Research Highlights

侵入を抑える

Nature Reviews Cancer

2004年7月1日

プロテアーゼ活性化は、腫瘍進行の重要な要素であり、マトリックスメタロプロテイナーゼなどの酵素が、治療ターゲットとして研究されてきた。 Douglas HanahanとMatthew Bogyoらは現在、細胞内および細胞外プロテアーゼの別のファミリー(カテプシン類)も、腫瘍血管新生および浸潤増殖に必要であり、カテプシン特異的阻害化学物質により、上記のプロセスが有意に抑制されることを明らかにしている。

Hanahanらは腫瘍進行に関与している遺伝子を特定するため、RIP1- Tag2マウスを用い、種々段階にある腫瘍の遺伝子発現分析を実施した。ここで用いたマウスは、膵 -島細胞にSV40 T抗原癌遺伝子がトランスジェニック発現するため、膵癌が発生する。Hanahanらは、(セリン、システインおよびアスパルチル型の各プロテアーゼを包含するパパインプロテアーゼのスーパーファミリーに属する)一連のカテプシンをコードする遺伝子は、腫瘍の進行に応じてアップレギュレートされることに気付いた。システインのカテプシン遺伝子6種(CTSB, CTSC, CTSH, CTSL, CTSSおよびCTSZ)の正常な島細胞における発現レベルは低く、さまざまな形でのアップレギュレートは、高増殖性および血管新生性高増殖性の島前駆細胞で始まることもあれば、腫瘍のみで始まることもあった。

活性型カテプシンと結合する蛍光低分子をプローブとして用い、膵切片を分析したところ、正常膵にはin vivoでの酵素活性が検知されなかったが、血管新生性高増殖性島細胞、腫瘍、および浸潤腫瘍の最前部にははっきりと認められた。
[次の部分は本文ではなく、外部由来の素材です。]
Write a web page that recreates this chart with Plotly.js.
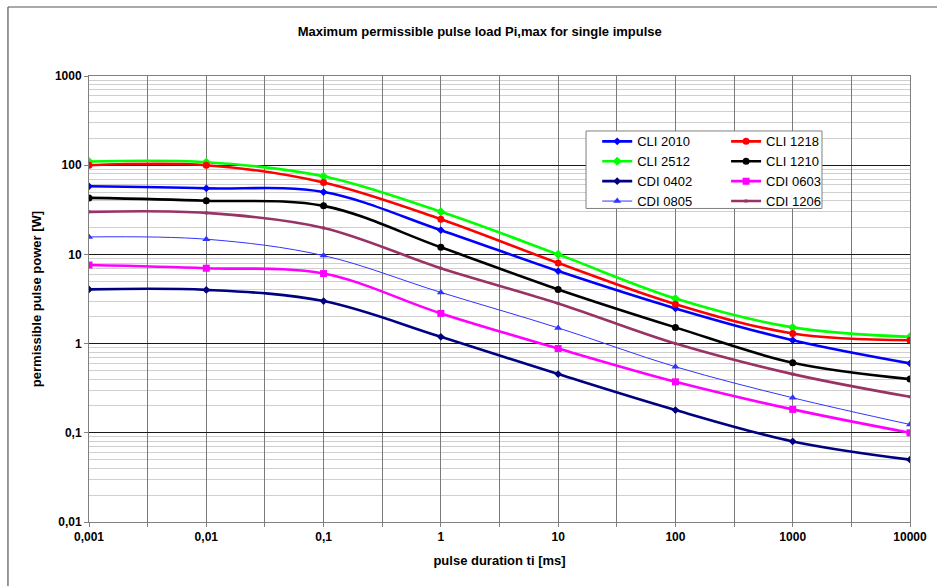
<!DOCTYPE html>
<html>
<head>
<meta charset="utf-8">
<script src="https://cdn.plot.ly/plotly-3.0.1.min.js"></script>
<style>html,body{margin:0;padding:0;background:#fff;}#chart{width:937px;height:586px;}</style>
</head>
<body>
<div id="chart"></div>
<script>
// pulse duration ti [ms]
const durations = [0.001, 0.01, 0.1, 1, 10, 100, 1000, 10000];

// permissible pulse power [W]
const cli2010 = [58, 55, 50, 18.7, 6.5, 2.48, 1.09, 0.6];
const cli1218 = [100, 100, 64, 24.8, 8.0, 2.77, 1.3, 1.09];
const cli2512 = [110, 108, 75, 30, 10, 3.2, 1.52, 1.19];
const cli1210 = [43, 40, 35, 12, 4.05, 1.52, 0.61, 0.4];
const cdi0402 = [4.05, 4.0, 3.0, 1.19, 0.455, 0.18, 0.08, 0.05];
const cdi0603 = [7.6, 7.0, 6.1, 2.18, 0.88, 0.373, 0.183, 0.1];
const cdi0805 = [15.7, 14.8, 9.7, 3.75, 1.5, 0.55, 0.247, 0.124];
const cdi1206 = [30, 29.2, 19.8, 7.0, 2.82, 1.0, 0.455, 0.253];

const xTickLabels = ["0,001", "0,01", "0,1", "1", "10", "100", "1000", "10000"];
const yTickValues = [0.01, 0.1, 1, 10, 100, 1000];
const yTickLabels = ["0,01", "0,1", "1", "10", "100", "1000"];

// x grid every half decade, labels at decades only
const xTickVals = [];
const xTickText = [];
for (let i = 0; i < durations.length; i++) {
  xTickVals.push(durations[i]);
  xTickText.push(xTickLabels[i]);
  if (i < durations.length - 1) {
    xTickVals.push(durations[i] * Math.sqrt(10));
    xTickText.push("");
  }
}
const yMinor = [];
for (let e = -2; e < 3; e++) {
  for (let m = 2; m <= 9; m++) yMinor.push(m * Math.pow(10, e));
}

function tr(name, y, color, width, symbol, size, legend) {
  return {
    type: 'scatter', mode: 'lines+markers', name: name, x: durations, y: y,
    line: {color: color, width: width, shape: 'spline', smoothing: 1},
    marker: {color: color, symbol: symbol, size: size},
    legend: legend
  };
}

const traces = [
  tr('CDI 1206', cdi1206, '#993366', 2.6, 'square', 3, 'legend2'),
  tr('CDI 0805', cdi0805, '#3333ff', 1, 'triangle-up', 7, 'legend'),
  tr('CDI 0603', cdi0603, '#ff00ff', 2.6, 'square', 7, 'legend2'),
  tr('CDI 0402', cdi0402, '#000080', 2.6, 'diamond', 6, 'legend'),
  tr('CLI 1210', cli1210, '#000000', 2.6, 'circle', 7, 'legend2'),
  tr('CLI 2512', cli2512, '#00ff00', 2.6, 'diamond', 7, 'legend'),
  tr('CLI 2010', cli2010, '#0000ff', 2.6, 'diamond', 6, 'legend'),
  tr('CLI 1218', cli1218, '#ff0000', 2.6, 'circle', 7, 'legend2')
];

const legendFont = {family: 'Liberation Sans, Arial, sans-serif', size: 13, color: '#000'};

const layout = {
  width: 937, height: 586,
  margin: {l: 89, r: 27, t: 76, b: 64},
  paper_bgcolor: '#ffffff', plot_bgcolor: '#ffffff',
  font: {family: 'Liberation Sans, Arial, sans-serif', color: '#000'},
  showlegend: true,
  title: {
    text: '<b>Maximum permissible pulse load Pi,max for single impulse</b>',
    font: {family: 'Liberation Sans, Arial, sans-serif', size: 13, color: '#000'},
    x: 0.512, xanchor: 'center', y: 0.947, yanchor: 'middle'
  },
  xaxis: {
    type: 'log', range: [-3, 4], tickmode: 'array', tickvals: xTickVals, ticktext: xTickText,
    showgrid: true, gridcolor: '#7a7a7a', gridwidth: 1,
    showline: true, linecolor: '#808080', linewidth: 1, mirror: true,
    ticks: 'outside', ticklen: 4, tickcolor: '#808080',
    tickfont: {family: 'Liberation Sans, Arial, sans-serif', size: 12, color: '#000', weight: 'bold'},
    zeroline: false,
    title: {text: '<b>pulse duration ti [ms]</b>', font: {size: 13, color: '#000'}, standoff: 12}
  },
  yaxis: {
    type: 'log', range: [-2, 3], tickmode: 'array', tickvals: yTickValues, ticktext: yTickLabels,
    showgrid: true, gridcolor: '#1a1a1a', gridwidth: 1,
    showline: true, linecolor: '#808080', linewidth: 1, mirror: true,
    ticks: 'outside', ticklen: 4, tickcolor: '#808080',
    tickfont: {family: 'Liberation Sans, Arial, sans-serif', size: 12, color: '#000', weight: 'bold'},
    zeroline: false,
    minor: {tickmode: 'array', tickvals: yMinor, showgrid: true, gridcolor: '#cfcfcf', gridwidth: 1, ticks: ''},
    title: {text: '<b>permissible pulse power [W]</b>', font: {size: 13, color: '#000'}, standoff: 10}
  },
  legend: {
    x: 0.619, y: 0.887, xanchor: 'left', yanchor: 'top', orientation: 'v',
    bgcolor: 'rgba(0,0,0,0)', borderwidth: 0, font: legendFont, traceorder: 'reversed'
  },
  legend2: {
    x: 0.776, y: 0.887, xanchor: 'left', yanchor: 'top', orientation: 'v',
    bgcolor: 'rgba(0,0,0,0)', borderwidth: 0, font: legendFont, traceorder: 'reversed'
  },
  shapes: [
    {type: 'rect', xref: 'paper', yref: 'paper', x0: 0.6054, x1: 0.8928, y0: 0.703, y1: 0.8767,
     fillcolor: '#ffffff', line: {color: '#7f7f7f', width: 1}, layer: 'above'},
    {type: 'line', xref: 'paper', yref: 'paper', x0: -0.0987, x1: 1.04, y0: 1.1547, y1: 1.1547,
     line: {color: '#555', width: 1.2}},
    {type: 'line', xref: 'paper', yref: 'paper', x0: -0.0987, x1: -0.0987, y0: 1.1547, y1: -0.16,
     line: {color: '#555', width: 1.2}}
  ]
};

Plotly.newPlot('chart', traces, layout, {displayModeBar: false, staticPlot: true});
</script>
</body>
</html>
上記カテプシンは、腫瘍進行に必要なのだろうか。Hanahanらが、システインのカテプシン活性に対して広域スペクトルの細胞膜透過性阻害物質を連日投与したところ、血管新生性高増殖性島細胞数が49%、増殖途上の腫瘍体積が67%減少し、進行性腫瘍のあるマウスの生存期間に(腫瘍退縮ではなく、疾患の安定による)延長をみた。

充実性腫瘍が定着したマウスに、この阻害物質を投与したところ、特に腫瘍中心でこの腫瘍への血管供給が途絶えた。Hanahanらは、血管新生がいったん確立すると、カテプシンが新生血管の出芽を促進するのではないかと考えている。ただし、カテプシン活性を阻害しても、高増殖性島細胞への血液供給が必ずしも抑えられたわけではなく、実際に血液供給を受けている限られた上記島細胞が、正常な血管網を形成することから、カテプシン非依存性経路によっても血管新生が促進されることになる。

しかし、カテプシンは腫瘍進行期間における血管新生に寄与しているだけではない。 Hanahanらはまた、カテプシン阻害物質が腫瘍形成性 -島細胞の増殖能を低下させることも確認している。この機序は不明であるが、Hanahanらは、システインのカテプシンが細胞増殖も調節しているとの結論を下している。

カテプシンが浸潤腫瘍の縁に局在していたことから、このプロテアーゼには周囲組織への浸潤をも調節している可能性がある。Hanahanらは、浸潤能のマーカーとして、E-カドヘリン(浸潤腫瘍でダウンレギュレートされるという特徴を有する接着分子)のレベルを検討し、カテプシン阻害物質を投与したマウスでは、E-カドヘリンがダウンレギュレートされている膵腫瘍が対照より少なく、このことが、浸潤性の大きい腫瘍および小さい腫瘍いずれの減少にも一致することを突き止めた。Hanahanらは、カテプシンのタンパク質分解によるE-カドヘリン機能の抑制が、腫瘍浸潤に重要なのではないかと考えている。

とりわけ、Hanahanらは、別の腫瘍モデルマウス(ヒトパピローマウイルスが誘発する子宮頚発癌)を用い、システインのカテプシンのin vivo活性が同じくアップレギュレートされることを明らかにした。カテプシン阻害物質の投与によって膵に神経内分泌系腫瘍を有するRIP1-Tag2マウスに治療効果がみられ、毒性が認められなかったことを考えると、システインのカテプシンを治療ターゲットとすれば、病期に関係なく充実性腫瘍の治療法として有望になるものと思われる。